How Addax Petroleum driver knocked down a lady in Ikoyi and left her incapacitated

A hit and run driver scars a lady for life and renders her incapacitated.

Mary Ephraim on a wheelchair in the hospital after an accident caused by an Addax hit and run driver (Pulse)

Mrs. Ephraim was standing beside her car near the sidewalk when the Addax car ran into her. She was miraculously rescued moments later from underneath the car--unconscious but alive.

The driver of the Addax car and the culprit of the Osborne Road accident of July 2006, disappeared from the scene and has never resurfaced. He’s also not been identified to the victim or made to tender any apologies.

Worse, Ephraim was left with irreparable damage to her spine and related loss of feelings and sensation on parts of her body.

Since 2006, she has made trips to several hospitals across the world in a bid to stay alive; and Addax has not been picking the bills of her treatment. The company has also not made any formal contact with her or offered to pay compensation.

On July 31, 2006, Ephraim’s Dad, who frequently paid her visits in hospital, passed on from the trauma of watching his daughter writhe in pain from the injuries left by the accident.

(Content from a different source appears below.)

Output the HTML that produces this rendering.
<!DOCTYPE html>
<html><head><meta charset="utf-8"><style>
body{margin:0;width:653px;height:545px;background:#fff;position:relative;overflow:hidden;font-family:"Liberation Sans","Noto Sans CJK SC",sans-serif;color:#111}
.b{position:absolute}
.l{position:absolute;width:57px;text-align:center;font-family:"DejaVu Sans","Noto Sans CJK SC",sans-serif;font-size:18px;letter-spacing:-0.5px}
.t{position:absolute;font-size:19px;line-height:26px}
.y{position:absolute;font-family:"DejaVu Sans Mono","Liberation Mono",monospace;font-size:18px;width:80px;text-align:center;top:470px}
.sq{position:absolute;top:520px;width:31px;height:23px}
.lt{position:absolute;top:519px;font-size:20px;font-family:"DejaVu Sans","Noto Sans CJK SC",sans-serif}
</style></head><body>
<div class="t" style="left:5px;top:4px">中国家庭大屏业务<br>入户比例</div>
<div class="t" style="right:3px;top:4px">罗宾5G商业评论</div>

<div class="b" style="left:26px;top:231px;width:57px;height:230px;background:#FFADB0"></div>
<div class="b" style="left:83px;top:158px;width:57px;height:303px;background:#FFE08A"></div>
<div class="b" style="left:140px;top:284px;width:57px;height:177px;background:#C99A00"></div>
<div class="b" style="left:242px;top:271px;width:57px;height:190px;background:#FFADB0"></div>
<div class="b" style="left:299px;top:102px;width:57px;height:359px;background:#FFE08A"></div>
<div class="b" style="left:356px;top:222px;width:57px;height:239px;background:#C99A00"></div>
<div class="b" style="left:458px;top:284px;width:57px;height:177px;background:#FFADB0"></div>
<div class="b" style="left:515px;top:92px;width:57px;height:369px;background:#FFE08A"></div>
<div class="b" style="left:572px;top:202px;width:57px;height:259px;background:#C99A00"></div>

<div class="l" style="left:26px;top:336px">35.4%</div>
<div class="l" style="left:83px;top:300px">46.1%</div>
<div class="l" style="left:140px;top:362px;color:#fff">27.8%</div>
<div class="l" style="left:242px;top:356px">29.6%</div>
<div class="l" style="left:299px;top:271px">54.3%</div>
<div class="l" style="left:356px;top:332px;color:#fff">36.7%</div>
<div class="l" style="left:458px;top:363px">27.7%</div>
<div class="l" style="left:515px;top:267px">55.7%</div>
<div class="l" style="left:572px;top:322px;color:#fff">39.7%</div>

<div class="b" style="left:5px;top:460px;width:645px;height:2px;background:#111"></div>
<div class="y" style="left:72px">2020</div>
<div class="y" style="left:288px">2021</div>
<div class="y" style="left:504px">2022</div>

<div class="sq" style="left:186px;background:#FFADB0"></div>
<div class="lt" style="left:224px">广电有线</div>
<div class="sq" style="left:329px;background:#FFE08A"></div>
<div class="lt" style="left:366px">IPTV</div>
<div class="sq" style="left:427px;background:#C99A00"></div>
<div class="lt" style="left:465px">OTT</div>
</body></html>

“Ephraim has been left with an emotional scar, trauma and pain from that accident and she’s still suffering from the accident,” a friend of the victim who prefers not to be named for this story, tells Pulse.

Ephraim has refused to speak about that dark day in July because she’s since dragged Addax to court; and speaking on the subject would amount to sub judice, her lawyer tells Pulse.

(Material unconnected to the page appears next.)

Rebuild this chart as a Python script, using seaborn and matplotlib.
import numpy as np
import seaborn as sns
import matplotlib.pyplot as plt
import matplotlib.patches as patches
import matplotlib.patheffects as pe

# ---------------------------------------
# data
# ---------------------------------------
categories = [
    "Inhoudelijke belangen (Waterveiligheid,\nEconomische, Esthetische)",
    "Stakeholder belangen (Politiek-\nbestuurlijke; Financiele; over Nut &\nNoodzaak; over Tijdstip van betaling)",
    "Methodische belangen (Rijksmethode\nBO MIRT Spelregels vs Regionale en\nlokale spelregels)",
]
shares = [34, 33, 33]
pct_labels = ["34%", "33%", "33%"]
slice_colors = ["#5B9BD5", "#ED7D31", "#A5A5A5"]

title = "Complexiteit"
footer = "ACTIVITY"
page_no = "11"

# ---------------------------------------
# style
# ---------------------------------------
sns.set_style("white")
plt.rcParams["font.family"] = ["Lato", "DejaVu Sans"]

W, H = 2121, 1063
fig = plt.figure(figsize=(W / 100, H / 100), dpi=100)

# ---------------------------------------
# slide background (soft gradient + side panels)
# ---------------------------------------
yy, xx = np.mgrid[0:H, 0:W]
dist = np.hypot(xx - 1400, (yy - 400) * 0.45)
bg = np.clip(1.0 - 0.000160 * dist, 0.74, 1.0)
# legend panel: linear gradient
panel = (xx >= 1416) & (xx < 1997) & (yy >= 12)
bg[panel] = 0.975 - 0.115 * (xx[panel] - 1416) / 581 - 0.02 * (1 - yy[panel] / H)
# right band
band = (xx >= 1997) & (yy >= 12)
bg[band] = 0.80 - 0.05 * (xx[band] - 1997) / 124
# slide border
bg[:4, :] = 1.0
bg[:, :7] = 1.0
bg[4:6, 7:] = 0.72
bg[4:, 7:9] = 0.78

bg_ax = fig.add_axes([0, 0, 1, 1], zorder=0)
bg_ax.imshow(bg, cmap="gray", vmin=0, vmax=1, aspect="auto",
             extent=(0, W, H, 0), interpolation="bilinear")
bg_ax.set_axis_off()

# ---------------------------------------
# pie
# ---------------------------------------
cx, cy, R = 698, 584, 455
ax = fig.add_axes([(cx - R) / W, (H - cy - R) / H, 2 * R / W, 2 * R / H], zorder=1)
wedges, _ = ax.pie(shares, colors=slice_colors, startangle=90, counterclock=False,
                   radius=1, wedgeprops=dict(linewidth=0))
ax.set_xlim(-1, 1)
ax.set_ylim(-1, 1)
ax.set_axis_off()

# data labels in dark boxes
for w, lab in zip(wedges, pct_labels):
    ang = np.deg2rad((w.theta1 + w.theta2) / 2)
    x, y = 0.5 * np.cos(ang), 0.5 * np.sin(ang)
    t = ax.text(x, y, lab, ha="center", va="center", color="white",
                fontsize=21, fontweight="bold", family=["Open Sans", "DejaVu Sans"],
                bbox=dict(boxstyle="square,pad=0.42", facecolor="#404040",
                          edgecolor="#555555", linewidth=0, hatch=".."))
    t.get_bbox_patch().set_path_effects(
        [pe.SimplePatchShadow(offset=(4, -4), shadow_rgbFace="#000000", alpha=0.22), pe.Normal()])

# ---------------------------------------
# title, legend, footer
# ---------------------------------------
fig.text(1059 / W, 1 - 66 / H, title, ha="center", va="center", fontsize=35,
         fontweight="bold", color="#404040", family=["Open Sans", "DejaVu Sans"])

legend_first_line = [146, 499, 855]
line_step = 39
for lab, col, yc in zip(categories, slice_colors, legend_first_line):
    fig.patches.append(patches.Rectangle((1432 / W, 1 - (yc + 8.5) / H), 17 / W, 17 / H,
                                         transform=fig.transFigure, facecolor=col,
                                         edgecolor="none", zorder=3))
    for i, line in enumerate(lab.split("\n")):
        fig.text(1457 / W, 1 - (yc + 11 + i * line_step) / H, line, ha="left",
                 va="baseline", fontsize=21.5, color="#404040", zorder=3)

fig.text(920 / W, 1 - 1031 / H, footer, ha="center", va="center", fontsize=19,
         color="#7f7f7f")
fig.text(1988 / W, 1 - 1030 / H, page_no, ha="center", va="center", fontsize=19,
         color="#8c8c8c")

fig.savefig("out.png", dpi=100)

“She has been unable to live like every other human being because her life has been violently taken away from her through no fault of hers,” Ephraim’s friend adds.

14 years after the accident, Addax Petroleum, with an office in the upmarket Victoria Island area of Lagos, has refused to take responsibility for the accident.

Top management of the oil company have also refused to engage with the victim or pick up her hospital bills.

She’s been treated with disdain, Pulse has learnt.

In a letter seen by Pulse, dated May 27, 2007 and addressed to ‘Whom it may concern’, the Royal Buckinghamshire Hospital in the UK, one of the many hospitals Ephraim visited after the accident, wrote that the car crash left her with a spinal cord injury “which was not recognised until later on in September. Following that, she was treated with bed rest until arrangements were made for her to be brought over to England for further treatment.

“She was admitted to the International Spinal Injuries and Rehabilitation, The Royal Buckinghamshire Hospital for further management and rehabilitation on 18th October, 2006.”

The hospital detailed that Ephraim “had sustained a fracture subluxation of T12/L1.” The hospital also wrote that Ephraim’s spine had to be surgically re-aligned--a medical procedure undertaken in November of 2006.

“She was lucky that she was left with minimal neurological involvement causing her pain and numbness in the right leg,” wrote Dr M.A Jamous of the Royal Buckinghamshire hospital.

A family member of Ephraim’s who craved anonymity for this story tells Pulse that “since the accident till date, Mary Ephraim cannot stand for more than two hours and cannot walk for more than an hour. She cannot handle physical labour or hard work. She has not been able to gain any employment because of the physical disability caused by the accident.

“At the time of the accident, Ephraim was on a N750,000 monthly salary. Since the accident, she has had to live off her mum, friends and family.

“She has been denied the right to have children like every normal woman. Months into the two pregnancies she’s had so far, she’s had to become an in-patient at a specialist hospital in Brooklyn, New York.

“She was permanently monitored so the pregnancy doesn’t impair the use of her legs. Right now, she’s been advised not to have any more children, a medical advice now causing a strain in her marriage.”

Pulse learnt from another friend of the Ephraims that the victim suffers 24hour headaches, insomnia and periodic unease all day long.

She’s also had to keep annual medical appointments with specialist doctors in America and India since the crash.

“She just wants justice as a law abiding citizen of her country,” this family member continues through a cascade of tears. “She can’t believe that Addax and its legal representatives have chosen to play a game of hide and seek with her life for 14 years!!! But for the mercies of God and the support from her family, she wouldn’t be alive today.

“The accident led to the loss of her father who went into shock and slumped after he visited her at the hospital, three days after the accident.”

Addax is yet to respond to requests for comments, a month after Pulse first contacted them over Ephraim’s plight.

Repeated calls placed to the company’s publicly available phone number have not been answered and visits to the Addax office for a reaction to this story, have yielded little as well.

Pulse will update this story with Addax’s official response as soon as we have one.

Addax Petroleum was established in 1994. Since August 2009, the company has been a subsidiary of the Sinopec Group, one of the largest oil and gas producers in China.

Sinopec is also the biggest oil refiner in Asia and the third largest in the world.

Addax also operates some Production Sharing Contracts (PSCs) with the Nigerian National Petroleum Corporation (NNPC).